WHAT TO WORK ON: Skip the pictures. Set down, word for word, the lines from the start of the material up to and including the line with "from matplotlib.lines import Line2D".

+---+

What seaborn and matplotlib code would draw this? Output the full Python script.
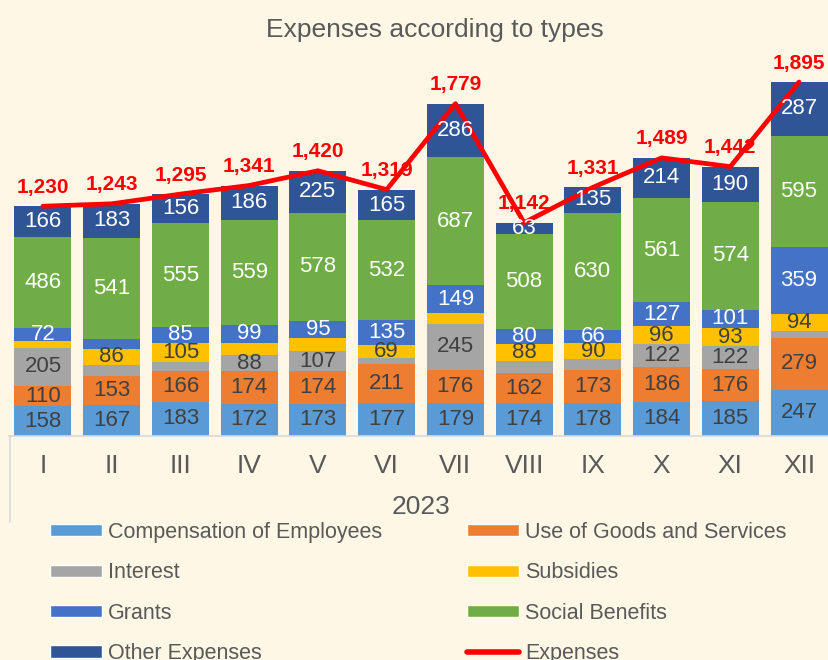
import numpy as np
import seaborn as sns
import matplotlib.pyplot as plt
from matplotlib.patches import Patch
from matplotlib.lines import Line2D

# data (EUR mn)
months = ['I', 'II', 'III', 'IV', 'V', 'VI', 'VII', 'VIII', 'IX', 'X', 'XI', 'XII']
compensation = [158, 167, 183, 172, 173, 177, 179, 174, 178, 184, 185, 247]
goods_services = [110, 153, 166, 174, 174, 211, 176, 162, 173, 186, 176, 279]
interest = [205, 61, 45, 88, 107, 30, 245, 67, 59, 122, 122, 34]
subsidies = [33, 86, 105, 63, 68, 69, 57, 88, 90, 96, 93, 94]
grants = [72, 52, 85, 99, 95, 135, 149, 80, 66, 127, 101, 359]
social_benefits = [486, 541, 555, 559, 578, 532, 687, 508, 630, 561, 574, 595]
other_expenses = [166, 183, 156, 186, 225, 165, 286, 63, 135, 214, 190, 287]
expenses = [1230, 1243, 1295, 1341, 1420, 1319, 1779, 1142, 1331, 1489, 1442, 1895]

series_names = ['Compensation of Employees', 'Use of Goods and Services', 'Interest',
                'Subsidies', 'Grants', 'Social Benefits', 'Other Expenses']
series_vals = [compensation, goods_services, interest, subsidies, grants,
               social_benefits, other_expenses]
colors = ['#5B9BD5', '#ED7D31', '#A5A5A5', '#FFC000', '#4472C4', '#70AD47', '#2F5597']
label_colors = ['#404040', '#404040', '#404040', '#404040', 'white', 'white', 'white']

# labels that Excel left out (series index, month index)
hidden = {(3, 0), (2, 1), (4, 1), (2, 2), (3, 3), (3, 4), (2, 5), (3, 6),
          (2, 7), (2, 8), (2, 11)}

bg = '#FEF7E6'
grey_txt = '#595959'

sns.set_theme(style='white')
plt.rcParams['font.family'] = ['Liberation Sans', 'DejaVu Sans']

fig = plt.figure(figsize=(8.29, 6.60), dpi=100, facecolor=bg)
ax = fig.add_axes([8.6 / 829, 224 / 660, 824.8 / 829, 373.6 / 660])
ax.set_facecolor(bg)

# stacked bars: draw cumulative sums from the top series down
cum = np.cumsum(np.array(series_vals), axis=0)
for k in range(len(series_vals) - 1, -1, -1):
    sns.barplot(x=months, y=cum[k], color=colors[k], saturation=1, width=0.83,
                errorbar=None, linewidth=0, edgecolor='none', ax=ax)

# segment labels
for k, vals in enumerate(series_vals):
    for i, v in enumerate(vals):
        if (k, i) in hidden:
            continue
        ax.text(i, cum[k][i] - v / 2, str(v), ha='center', va='center',
                fontsize=16, color=label_colors[k])

# total expenses line
sns.lineplot(x=months, y=expenses, color='#FF0000', lw=3.4, errorbar=None,
             sort=False, ax=ax)
for i, v in enumerate(expenses):
    ax.annotate(f'{v:,}', (i, v), xytext=(0, 19), textcoords='offset pixels',
                ha='center', va='center', fontsize=15, fontweight='bold',
                color='#FF0000', annotation_clip=False)

ax.set_xlim(-0.5, 11.5)
ax.set_ylim(0, 2000)
ax.set_yticks([])
ax.set_ylabel('')
for s in ax.spines.values():
    s.set_visible(False)
ax.axhline(0, color='#D9D9D9', lw=1.2, clip_on=False)
ax.set_xticks(range(12))
ax.set_xticklabels(months, fontsize=19, color=grey_txt)
ax.tick_params(axis='x', length=0, pad=13)

fig.add_artist(Line2D([10 / 829, 10 / 829], [1 - 436 / 660, 1 - 522 / 660],
                      color='#D9D9D9', lw=1.2))
fig.text(421 / 829, 1 - 507 / 660, '2023', ha='center', va='center', fontsize=19,
         color=grey_txt)

fig.text(435 / 829, 1 - 30 / 660, 'Expenses according to types', ha='center',
         va='center', fontsize=19, color=grey_txt)

# legend, filled column by column
patches = [Patch(facecolor=c, label=n) for c, n in zip(colors, series_names)]
line_h = Line2D([], [], color='#FF0000', lw=4, label='Expenses')
order = [patches[0], patches[2], patches[4], patches[6],
         patches[1], patches[3], patches[5], line_h]
leg = fig.legend(handles=order, labels=[h.get_label() for h in order], ncol=2,
                 loc='upper left', bbox_to_anchor=(50 / 829, 1 - 522 / 660),
                 frameon=False, fontsize=15.5, handlelength=2.4, handleheight=0.5,
                 handletextpad=0.3, columnspacing=3.95, labelspacing=0.9,
                 borderpad=0, borderaxespad=0)
for t in leg.get_texts():
    t.set_color(grey_txt)

fig.savefig('out.png', dpi=100, facecolor=bg)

+---+

SOLUTION BELOW:
What seaborn and matplotlib code would draw this? Output the full Python script.
import numpy as np
import seaborn as sns
import matplotlib.pyplot as plt
from matplotlib.patches import Patch
from matplotlib.lines import Line2D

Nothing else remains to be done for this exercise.